L’importance des standards environnementaux

Si nous revenons au cas d’un accord de libre-échange avec les États-Unis, quid des différences de standards environnementaux ? Chez nos partenaires transatlantiques, les OGM (Organismes génétiquement modifiés) non-labellisés sont autorisés, tout autant que l’utilisation d’hormones dans les élevages d’animaux (Gerry 2013). Depuis les années 90, l’Union européenne n’autorise pas ces procédés en se référant au principe de précaution.

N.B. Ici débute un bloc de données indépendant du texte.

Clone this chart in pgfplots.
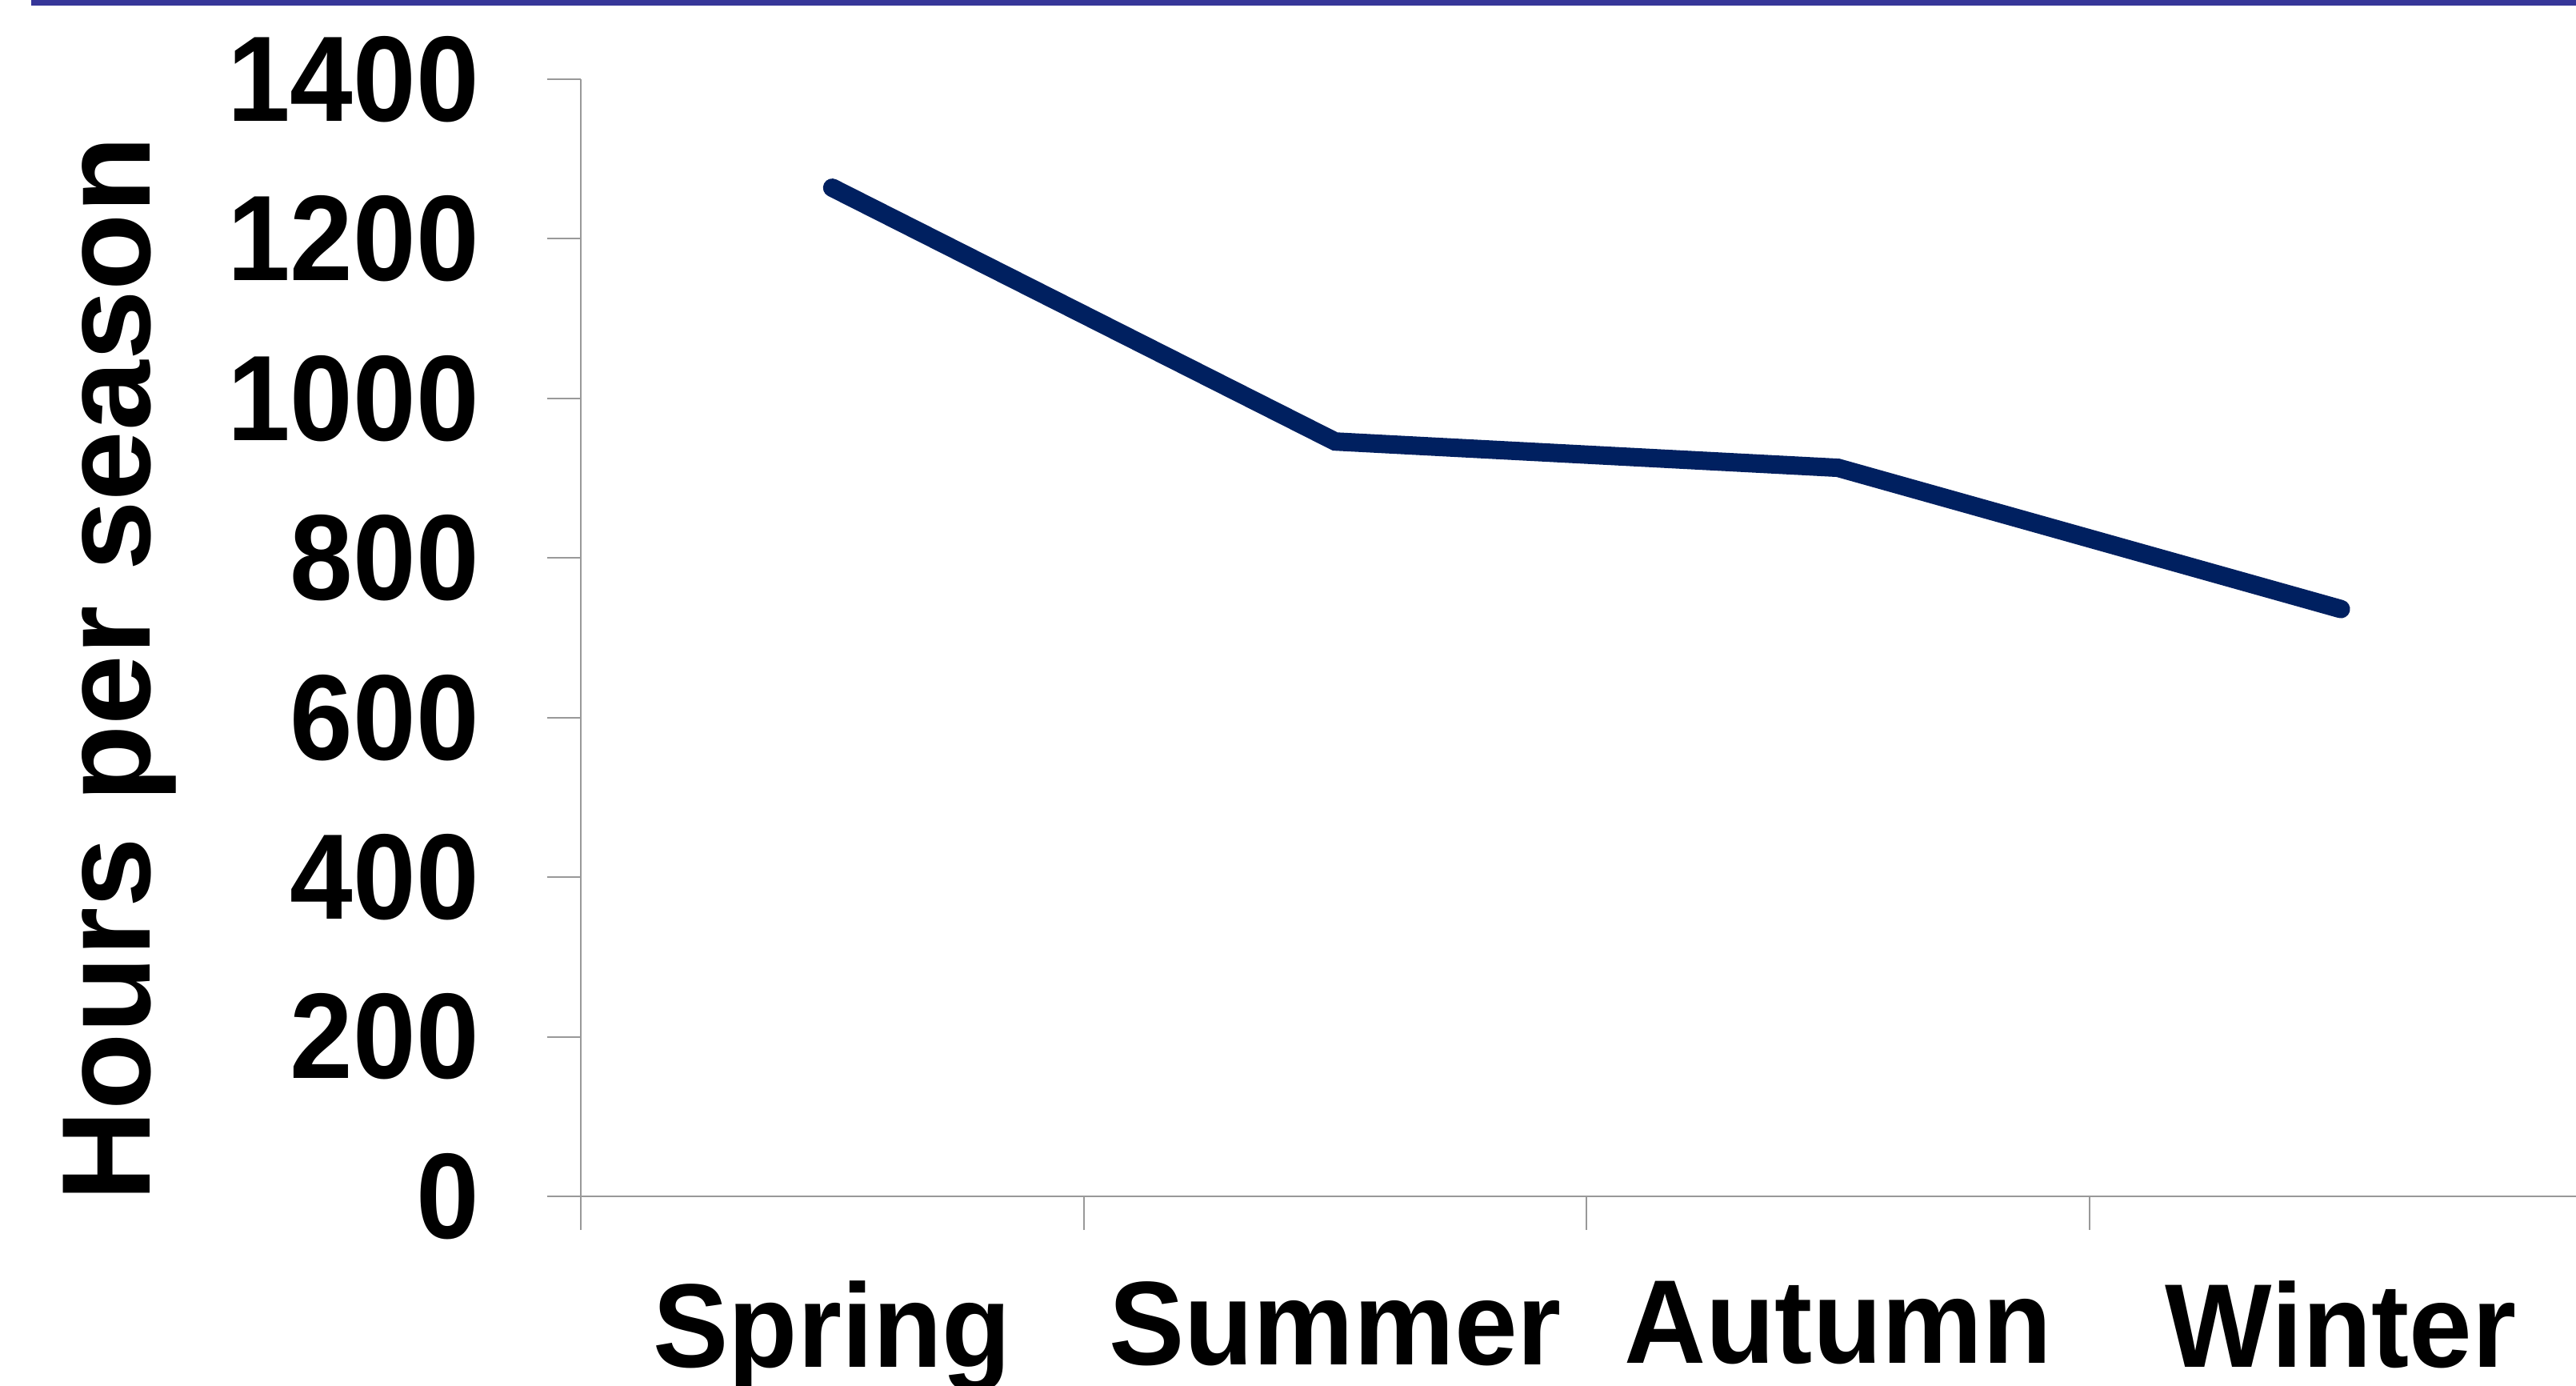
\documentclass[border=0pt]{standalone}
\usepackage{fontspec}
\setmainfont{Liberation Sans}
\newfontfamily\tickfont{Liberation Sans}[FakeStretch=0.93]
\newfontfamily\catfont{Liberation Sans}[FakeStretch=0.95]
\usepackage{pgfplots}
\pgfplotsset{compat=1.18}
\definecolor{axisgray}{RGB}{153,153,153}
\definecolor{linenavy}{RGB}{0,32,96}
\definecolor{topblue}{RGB}{54,54,153}
\begin{document}
\begin{tikzpicture}
\clip (-181.5pt,-59.25pt) rectangle (623.5pt,373.75pt);
\fill[topblue] (-171.75pt,372pt) rectangle (630pt,380pt);
\begin{axis}[
  at={(0pt,0pt)}, anchor=south west,
  width=628.6pt, height=349pt, scale only axis,
  xmin=0, xmax=4, ymin=0, ymax=1400,
  axis lines=left,
  axis line style={axisgray, line width=0.5pt, -},
  tick align=outside,
  major tick length=10.5pt,
  tick style={axisgray, line width=0.5pt},
  xtick={0,1,2,3,4},
  x tick label as interval,
  xticklabels={Spring,Summer,Autumn,Winter},
  ytick={0,200,...,1400},
  /pgf/number format/assume math mode=true,
  /pgf/number format/set thousands separator={},
  yticklabel style={font=\tickfont\bfseries\fontsize{38pt}{40pt}\selectfont, anchor=east, xshift=-17.75pt},
  xticklabel style={font=\catfont\bfseries\fontsize{37.2pt}{40pt}\selectfont, yshift=-12.5pt},
  ylabel={Hours per season},
  every axis y label/.style={at={(rel axis cs:-0.214,0.472)}, rotate=90, anchor=base,
    font=\bfseries\fontsize{39.4pt}{44pt}\selectfont},
  clip=false,
]
\addplot[linenavy, line width=5.75pt, line cap=round, line join=miter, mark=none]
  coordinates {(0.5,1264) (1.5,946) (2.5,913) (3.5,736)};
\end{axis}
\end{tikzpicture}
\end{document}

Néanmoins, des négociations sur un accord de libre-échange entre les États-Unis et l’Union européenne serait l’opportunité d’homogénéiser des standards environnementaux forts et de créer un puissant précédent pour le reste du monde qui souhaiterait échanger avec ce nouvel espace commercial. Mais la présence d’une administration américaine climato-sceptique à la table des négociations laisse peu d’espoir à cette éventualité.

Dans une perspective écologique, il reste donc préférable de refuser de nouveaux accords commerciaux avec les États-Unis et d’imaginer une « autre » globalisation. Une globalisation compatible avec l’urgence environnementale, objectif auquel serait soumise la libéralisation des échanges. Une globalisation qui s’ajuste aux défis environnementaux, sociaux et économiques du XXIème siècle.

Sources :

Abbas, Mehdi. 2013. « Libre-échange et changements climatiques : « soutien mutuel » ou divergence ? ». Mondes en développement 2 (62) : 33-48.

Alons, Gerry. 2013. « The TAFTA/TTIP and agriculture : making or breaking the tackling of global food and environmental challenges ? ». The Transatlantic colossus. Global contributions to broaden the debate on the EU-US free trade agreement.

Carter, Neil. 2018. The politics of the environment. Ideas, Activisim, Policy. Third edition. Cambridge University Press. New York

Hartmann, Alessa. 2013. « TAFTA/TTIP : no thank you ! That’s not what a transatlantic partnership means ». The Transatlantic colossus. Global contributions to broaden the debate on the EU-US free trade agreement.